A Hybrid Adaptive CPU Scheduling Algorithm Using a Dynamic Time Quantum and Simple Additive Weighting

Abstract

CPU scheduling is a fundamental function in operating systems that determines process execution order to optimize system performance. Classical algorithms such as FCFS, SJF, Priority, and Round Robin often focus on limited criteria, leading to issues such as unfairness, starvation, and excessive context-switch overhead. This paper proposes a Hybrid Adaptive CPU Scheduling Algorithm based on Dynamic Time Quantum and Simple Additive Weighting (HACS-DTQSAW). The proposed approach integrates multi-criteria decision-making with adaptive time-sharing by evaluating processes using the Simple Additive Weighting (SAW) method across multiple attributes, including arrival time, remaining burst time, and priority.

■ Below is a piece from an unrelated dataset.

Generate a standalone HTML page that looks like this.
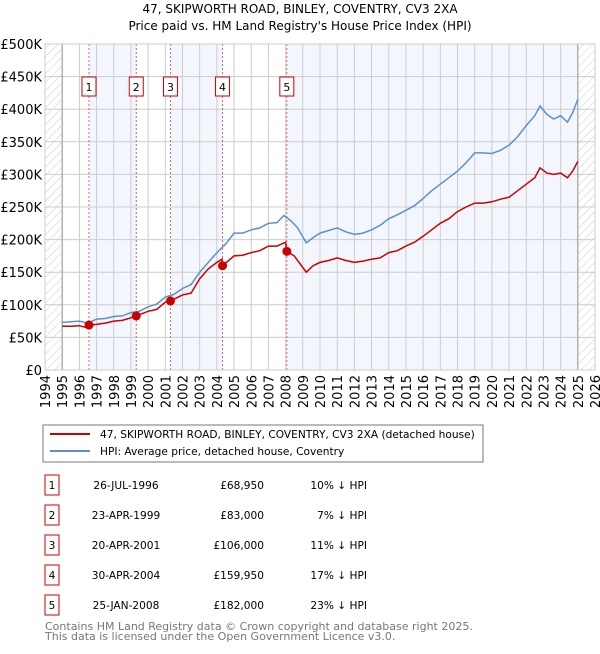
<!DOCTYPE html>
<html><head><meta charset="utf-8"><style>
body{margin:0;background:#fff;font-family:"DejaVu Sans","Liberation Sans",sans-serif;}
svg text{font-family:"DejaVu Sans","Liberation Sans",sans-serif;}
</style></head><body>
<svg id="c" width="600" height="650" xmlns="http://www.w3.org/2000/svg">
<defs><pattern id="hatch" width="6" height="6" patternUnits="userSpaceOnUse" patternTransform="rotate(45)"><line x1="0" y1="0" x2="0" y2="6" stroke="#ccc" stroke-width="1"/></pattern></defs>
<text x="300" y="13" text-anchor="middle" font-size="12">47, SKIPWORTH ROAD, BINLEY, COVENTRY, CV3 2XA</text>
<text x="300" y="30" text-anchor="middle" font-size="12">Price paid vs. HM Land Registry's House Price Index (HPI)</text>
<g id="plot"></g>
<rect x="43" y="425" width="440" height="37" fill="#fff" stroke="#777"/>
<line x1="50" y1="434" x2="90" y2="434" stroke="#cc0000" stroke-width="2"/>
<text x="100" y="438" font-size="10.6">47, SKIPWORTH ROAD, BINLEY, COVENTRY, CV3 2XA (detached house)</text>
<line x1="50" y1="451" x2="90" y2="451" stroke="#5b8fd4" stroke-width="2"/>
<text x="100" y="455" font-size="10.6">HPI: Average price, detached house, Coventry</text>
<g id="table" font-size="10.6"></g>
<text x="45" y="630" font-size="11" fill="#777">Contains HM Land Registry data © Crown copyright and database right 2025.</text>
<text x="45" y="640" font-size="11" fill="#777">This data is licensed under the Open Government Licence v3.0.</text>
</svg>
<script>
const hpiYears=[1995,1995.5,1996,1996.5,1997,1997.5,1998,1998.5,1999,1999.5,2000,2000.5,2001,2001.5,2002,2002.5,2003,2003.5,2004,2004.5,2005,2005.5,2006,2006.5,2007,2007.5,2007.9,2008.3,2008.7,2009.2,2009.6,2010,2010.5,2011,2011.5,2012,2012.5,2013,2013.5,2014,2014.5,2015,2015.5,2016,2016.5,2017,2017.5,2018,2018.5,2019,2019.5,2020,2020.5,2021,2021.5,2022,2022.5,2022.8,2023.2,2023.6,2024,2024.4,2024.7,2025];
const hpiValues=[73,74,75,72,78,79,82,83,88,90,97,101,112,116,125,131,150,165,180,193,210,210,215,218,225,226,237,229,218,195,203,210,214,218,212,208,210,215,222,232,238,245,252,263,275,285,295,305,318,333,333,332,337,345,358,375,390,405,392,385,390,380,395,415];
const priceYears=[1995,1995.5,1996,1996.4,1996.56,1997,1997.5,1998,1998.5,1999,1999.31,2000,2000.5,2001,2001.3,2002,2002.5,2003,2003.5,2004,2004.3,2004.33,2005,2005.5,2006,2006.5,2007,2007.5,2008,2008.07,2008.5,2009.2,2009.6,2010,2010.5,2011,2011.5,2012,2012.5,2013,2013.5,2014,2014.5,2015,2015.5,2016,2016.5,2017,2017.5,2018,2018.5,2019,2019.5,2020,2020.5,2021,2021.5,2022,2022.5,2022.8,2023.2,2023.6,2024,2024.4,2024.7,2025];
const priceValues=[67,67,68,65,69,70,72,75,76,80,83,90,93,104,106,115,118,140,155,165,170,159.95,175,176,180,183,190,190,196,182,175,150,160,165,168,172,168,165,167,170,172,180,183,190,196,205,215,225,232,243,250,256,256,258,262,265,275,285,295,310,302,300,302,295,305,320];
const saleYears=[1996.56,1999.31,2001.30,2004.33,2008.07];
const salePrices=[68950,83000,106000,159950,182000];
const saleDates=["26-JUL-1996","23-APR-1999","20-APR-2001","30-APR-2004","25-JAN-2008"];
const salePriceLabels=["£68,950","£83,000","£106,000","£159,950","£182,000"];
const saleDiffs=["10% ↓ HPI","7% ↓ HPI","11% ↓ HPI","17% ↓ HPI","23% ↓ HPI"];
const yTicks=[0,50,100,150,200,250,300,350,400,450,500];
const yTickLabels=["£0","£50K","£100K","£150K","£200K","£250K","£300K","£350K","£400K","£450K","£500K"];
const xTicks=[1994,1995,1996,1997,1998,1999,2000,2001,2002,2003,2004,2005,2006,2007,2008,2009,2010,2011,2012,2013,2014,2015,2016,2017,2018,2019,2020,2021,2022,2023,2024,2025,2026];

const L=45,R=595,T=44,B=370;
const X=y=>L+(y-1994)/32*(R-L);
const Y=v=>B-v/500*(B-T);
const NS="http://www.w3.org/2000/svg";
const g=document.getElementById('plot');
function mk(tag,attrs,parent){const e=document.createElementNS(NS,tag);for(const k in attrs)e.setAttribute(k,attrs[k]);(parent||g).appendChild(e);return e;}
let e;
e=mk('rect',{x:L,y:T,width:R-L,height:B-T,fill:'#fff'});


const bands=[[saleYears[0],saleYears[1]],[saleYears[2],saleYears[3]],[saleYears[4],2025]];
bands.forEach(b=>{e=mk('rect',{x:X(b[0]),y:T,width:X(b[1])-X(b[0]),height:B-T,fill:'#f3f7fd'});

});
e=mk('rect',{x:L,y:T,width:X(1995)-L,height:B-T,fill:'url(#hatch)'});


e=mk('rect',{x:X(2025),y:T,width:R-X(2025),height:B-T,fill:'url(#hatch)'});


yTicks.forEach((v,i)=>{e=mk('line',{x1:L,x2:R,y1:Y(v),y2:Y(v),stroke:'#ccc'});


e=mk('text',{x:L-3,y:Y(v)+5,'text-anchor':'end','font-size':13});e.textContent=yTickLabels[i];

});
xTicks.forEach(y=>{e=mk('line',{x1:X(y),x2:X(y),y1:T,y2:B,stroke:'#ccc'});


e=mk('text',{x:0,y:0,'text-anchor':'end','font-size':13,transform:`translate(${X(y)+5},${B+5}) rotate(-90)`});e.textContent=y;

});
e=mk('line',{x1:X(1995),x2:X(1995),y1:T,y2:B,stroke:'#999'});


e=mk('line',{x1:X(2025),x2:X(2025),y1:T,y2:B,stroke:'#999'});


saleYears.forEach((y,i)=>{e=mk('line',{x1:X(y),x2:X(y),y1:T,y2:B,stroke:'#e06060','stroke-dasharray':'2,2'});


e=mk('rect',{x:X(y)-7,y:77,width:14,height:19,fill:'#fff',stroke:'#cc0000'});


e=mk('text',{x:X(y),y:91,'text-anchor':'middle','font-size':11});e.textContent=i+1;

});
e=mk('path',{d:hpiYears.map((y,i)=>(i?'L':'M')+X(y).toFixed(1)+','+Y(hpiValues[i]).toFixed(1)).join(''),fill:'none',stroke:'#5b8fd4','stroke-width':1.5});


e=mk('path',{d:priceYears.map((y,i)=>(i?'L':'M')+X(y).toFixed(1)+','+Y(priceValues[i]).toFixed(1)).join(''),fill:'none',stroke:'#cc0000','stroke-width':1.5});


saleYears.forEach((y,i)=>{e=mk('circle',{cx:X(y),cy:Y(salePrices[i]/1000),r:4.5,fill:'#cc0000'});

});
e=mk('rect',{x:L,y:T,width:R-L,height:B-T,fill:'none',stroke:'#ccc'});


const tb=document.getElementById('table');
saleDates.forEach((d,i)=>{const ty=475+i*30;
e=mk('rect',{x:45,y:ty,width:14,height:20,fill:'#fff',stroke:'#cc0000'},tb);


e=mk('text',{x:52,y:ty+14,'text-anchor':'middle'},tb);e.textContent=i+1;


e=mk('text',{x:126,y:ty+14,'text-anchor':'middle'},tb);e.textContent=d;


e=mk('text',{x:264,y:ty+14,'text-anchor':'end'},tb);e.textContent=salePriceLabels[i];


e=mk('text',{x:367,y:ty+14,'text-anchor':'end'},tb);e.textContent=saleDiffs[i];

});
</script>
</body></html>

The time quantum is dynamically computed using both the mean and median of remaining burst times to ensure balanced scheduling behavior. The proposed algorithm is evaluated using extensive simulation across diverse workloads and compared with classical and modern scheduling algorithms. Experimental results demonstrate significant improvements in efficiency, fairness, and starvation prevention, with statistically significant performance gains, p < 0.001. The results indicate that the proposed approach provides a robust and scalable solution for modern CPU scheduling environments.